Figure scripts:

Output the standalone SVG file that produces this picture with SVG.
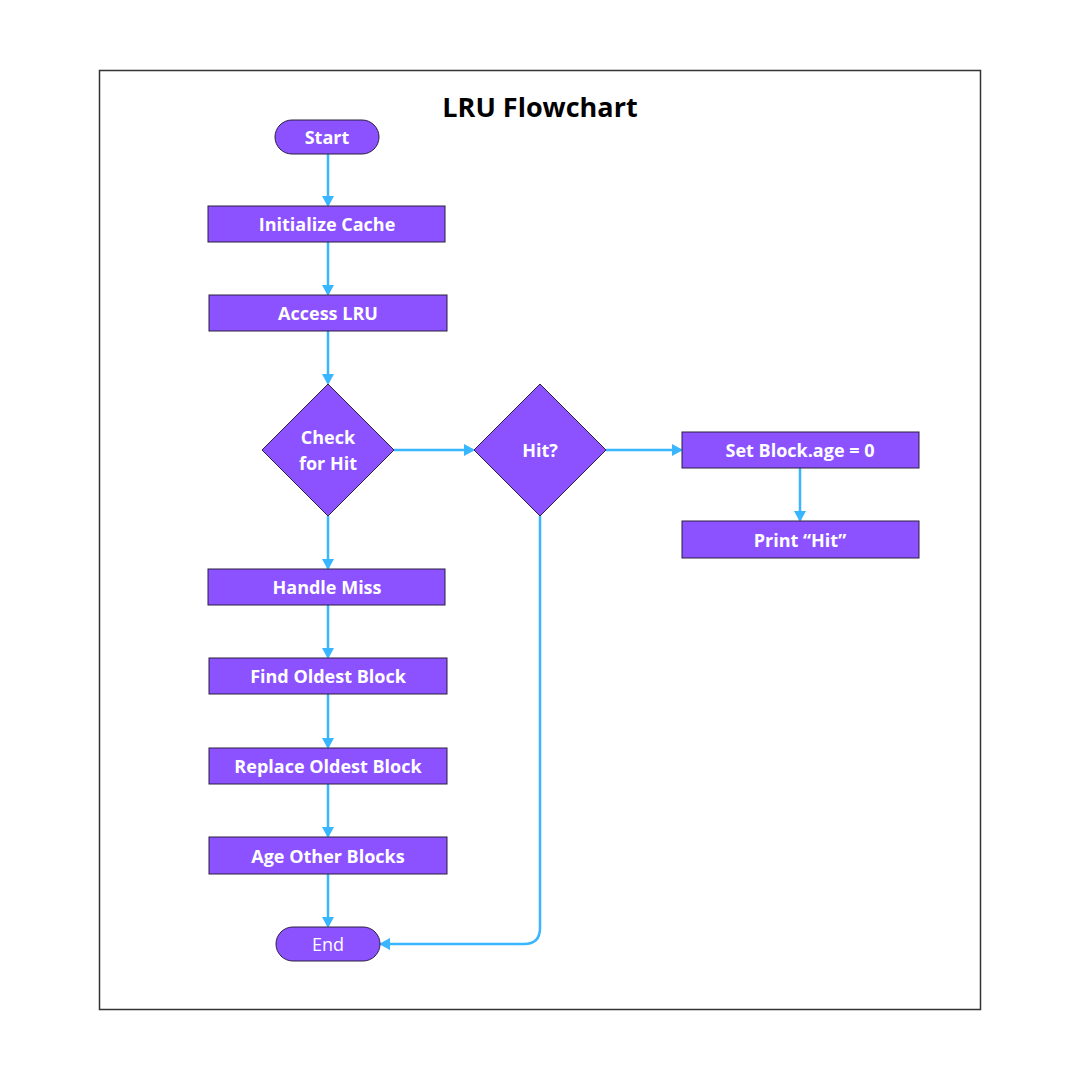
<svg xmlns="http://www.w3.org/2000/svg" width="1080" height="1080" viewBox="0 0 1080 1080">
<style>
.n{fill:#8c52ff;stroke:#2a1f40;stroke-width:1}
.t{fill:#ffffff;font-family:"Open Sans","Liberation Sans",sans-serif;font-size:18px;font-weight:700;text-anchor:middle;dominant-baseline:central}
.c{fill:none;stroke:#38b6ff;stroke-width:2.5}
</style>
<defs>
<marker id="ah" markerWidth="12" markerHeight="12" refX="9" refY="6" orient="auto" markerUnits="userSpaceOnUse" viewBox="0 0 12 12">
<path d="M0,0 L11,6 L0,12 z" fill="#38b6ff"/>
</marker>
</defs>
<rect width="1080" height="1080" fill="#ffffff"/>
<rect x="99.5" y="70.5" width="881" height="939" fill="none" stroke="#333" stroke-width="1.5"/>
<text x="540" y="106" font-family="'Open Sans','Liberation Sans',sans-serif" font-size="27" font-weight="700" text-anchor="middle" dominant-baseline="central" fill="#000">LRU Flowchart</text>
<g id="connectors">
<path class="c" d="M328,154 V205" marker-end="url(#ah)"/>
<path class="c" d="M328,242 V294" marker-end="url(#ah)"/>
<path class="c" d="M328,331 V383" marker-end="url(#ah)"/>
<path class="c" d="M394,450 H473" marker-end="url(#ah)"/>
<path class="c" d="M606,450 H681" marker-end="url(#ah)"/>
<path class="c" d="M800,468 V520" marker-end="url(#ah)"/>
<path class="c" d="M328,516 V568" marker-end="url(#ah)"/>
<path class="c" d="M328,605 V657" marker-end="url(#ah)"/>
<path class="c" d="M328,694 V747" marker-end="url(#ah)"/>
<path class="c" d="M328,784 V836" marker-end="url(#ah)"/>
<path class="c" d="M328,874 V926" marker-end="url(#ah)"/>
<path class="c" d="M540,516 V928 Q540,944 524,944 H381" marker-end="url(#ah)"/>
</g>
<g id="start"><rect class="n" x="275" y="120" width="104" height="34" rx="17"/><text class="t" x="327" y="137">Start</text></g>
<g id="init"><rect class="n" x="208" y="206" width="237" height="36"/><text class="t" x="327" y="224">Initialize Cache</text></g>
<g id="access"><rect class="n" x="209" y="295" width="238" height="36"/><text class="t" x="328" y="313">Access LRU</text></g>
<g id="check"><path class="n" d="M328,384 L394,450 L328,516 L262,450 z"/><text class="t" x="328" y="437">Check</text><text class="t" x="328" y="463">for Hit</text></g>
<g id="hit"><path class="n" d="M540,384 L606,450 L540,516 L474,450 z"/><text class="t" x="540" y="450">Hit?</text></g>
<g id="setage"><rect class="n" x="682" y="432" width="237" height="36"/><text class="t" x="800" y="450">Set Block.age = 0</text></g>
<g id="print"><rect class="n" x="682" y="521" width="237" height="37"/><text class="t" x="800" y="540">Print “Hit”</text></g>
<g id="miss"><rect class="n" x="208" y="569" width="237" height="36"/><text class="t" x="327" y="587">Handle Miss</text></g>
<g id="find"><rect class="n" x="209" y="658" width="238" height="36"/><text class="t" x="328" y="676">Find Oldest Block</text></g>
<g id="replace"><rect class="n" x="209" y="748" width="238" height="36"/><text class="t" x="328" y="766">Replace Oldest Block</text></g>
<g id="age"><rect class="n" x="209" y="837" width="238" height="37"/><text class="t" x="328" y="856">Age Other Blocks</text></g>
<g id="end"><rect class="n" x="276" y="927" width="104" height="34" rx="17"/><text class="t" x="328" y="944" style="font-weight:400">End</text></g>
</svg>
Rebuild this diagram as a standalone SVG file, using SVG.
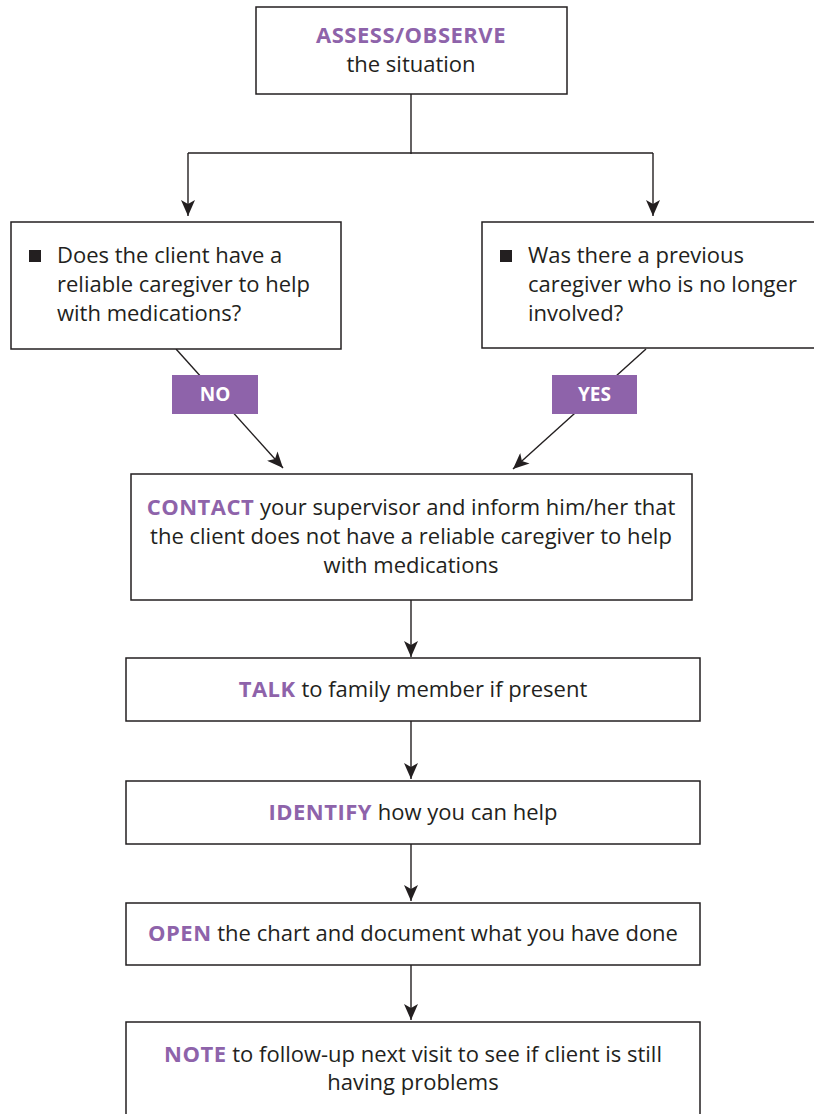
<svg xmlns="http://www.w3.org/2000/svg" width="814" height="1114" viewBox="0 0 814 1114">
<defs>
<style>
.box{fill:#fff;stroke:#231f20;stroke-width:1.5}
.ln{fill:none;stroke:#231f20;stroke-width:1.4}
.t{font-family:"Open Sans","Noto Sans",sans-serif;font-size:22px;fill:#231f20}
.c{text-anchor:middle}
.b{font-weight:bold;fill:#8e63aa;letter-spacing:0.5px}
.tag{fill:#8e63aa}
.tagt{font-family:"Open Sans","Noto Sans",sans-serif;font-size:19px;font-weight:bold;fill:#fff;text-anchor:middle}
</style>
<marker id="ah" markerUnits="userSpaceOnUse" markerWidth="18" markerHeight="14" refX="16" refY="7" orient="auto">
<path d="M0,0 L16,7 L0,14 L4,7 z" fill="#231f20"/>
</marker>
</defs>
<rect width="814" height="1114" fill="#fff"/>
<g id="connectors">
<path class="ln" d="M411,94 V154"/>
<path class="ln" d="M188,153 H653"/>
<path class="ln" d="M188,153 V216" marker-end="url(#ah)"/>
<path class="ln" d="M653,153 V216" marker-end="url(#ah)"/>
<path class="ln" d="M176,349 L283,468" marker-end="url(#ah)"/>
<path class="ln" d="M646,349 L513,469" marker-end="url(#ah)"/>
<path class="ln" d="M411,600 V657" marker-end="url(#ah)"/>
<path class="ln" d="M411,721 V779" marker-end="url(#ah)"/>
<path class="ln" d="M411,844 V901" marker-end="url(#ah)"/>
<path class="ln" d="M411,965 V1020" marker-end="url(#ah)"/>
</g>
<g id="assess">
<rect class="box" x="256" y="7" width="311" height="87"/>
<text class="t c b" x="411" y="43">ASSESS/OBSERVE</text>
<text class="t c" x="411" y="72">the situation</text>
</g>
<g id="q-left">
<rect class="box" x="11" y="222" width="330" height="127"/>
<rect x="29" y="250" width="12" height="12" fill="#231f20"/>
<text class="t" x="57" y="263">Does the client have a</text>
<text class="t" x="57" y="292">reliable caregiver to help</text>
<text class="t" x="57" y="321">with medications?</text>
</g>
<g id="q-right">
<rect class="box" x="482" y="222" width="334" height="126"/>
<rect x="500" y="250" width="12" height="12" fill="#231f20"/>
<text class="t" x="528" y="263">Was there a previous</text>
<text class="t" x="528" y="292">caregiver who is no longer</text>
<text class="t" x="528" y="321">involved?</text>
</g>
<g id="no">
<rect class="tag" x="172" y="375" width="86" height="39"/>
<text class="tagt" x="215" y="401">NO</text>
</g>
<g id="yes">
<rect class="tag" x="552" y="375" width="85" height="39"/>
<text class="tagt" x="594.5" y="401">YES</text>
</g>
<g id="contact">
<rect class="box" x="131" y="474" width="561" height="126"/>
<text class="t c" x="411" y="515"><tspan class="b">CONTACT</tspan> your supervisor and inform him/her that</text>
<text class="t c" x="411" y="544">the client does not have a reliable caregiver to help</text>
<text class="t c" x="411" y="573">with medications</text>
</g>
<g id="talk">
<rect class="box" x="126" y="658" width="574" height="63"/>
<text class="t c" x="413" y="697"><tspan class="b">TALK</tspan> to family member if present</text>
</g>
<g id="identify">
<rect class="box" x="126" y="781" width="574" height="63"/>
<text class="t c" x="413" y="820"><tspan class="b">IDENTIFY</tspan> how you can help</text>
</g>
<g id="open">
<rect class="box" x="126" y="903" width="574" height="62"/>
<text class="t c" x="413" y="941"><tspan class="b">OPEN</tspan> the chart and document what you have done</text>
</g>
<g id="note">
<rect class="box" x="126" y="1022" width="574" height="100"/>
<text class="t c" x="413" y="1062"><tspan class="b">NOTE</tspan> to follow-up next visit to see if client is still</text>
<text class="t c" x="413" y="1090">having problems</text>
</g>
</svg>
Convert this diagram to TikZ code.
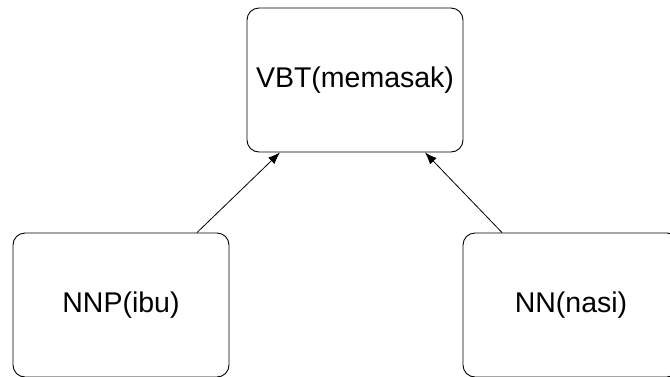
\documentclass[tikz,border=0pt]{standalone}
\usepackage{fontspec}
\setmainfont{Liberation Sans}
\usetikzlibrary{arrows.meta}
\begin{document}
\begin{tikzpicture}[x=1pt,y=-1pt,
  box/.style={draw=black, line width=0.9pt, rounded corners=12pt, minimum width=216pt, minimum height=144pt, inner sep=0pt, font=\fontsize{28.5}{32}\selectfont},
  conn/.style={draw=black, line width=0.8pt, -{Latex[length=12pt,width=9pt]}}]
\useasboundingbox (0,0) rectangle (670,376);
\begin{scope}
\clip (0,0) rectangle (670,376);
\node[box] (vbt) at (355,80) {VBT(memasak)};
\node[box] (nnp) at (121,305) {NNP(ibu)};
\node[box] (nn) at (571,305) {NN(nasi)};
\end{scope}
\draw[conn] ([xshift=76pt]nnp.north) -- ([xshift=-75pt]vbt.south);
\draw[conn] ([xshift=-69pt]nn.north) -- ([xshift=70pt]vbt.south);
\end{tikzpicture}
\end{document}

### Short task
Above are some records. Report the number of their lines that include "file", and add nothing else.

### Right answer
2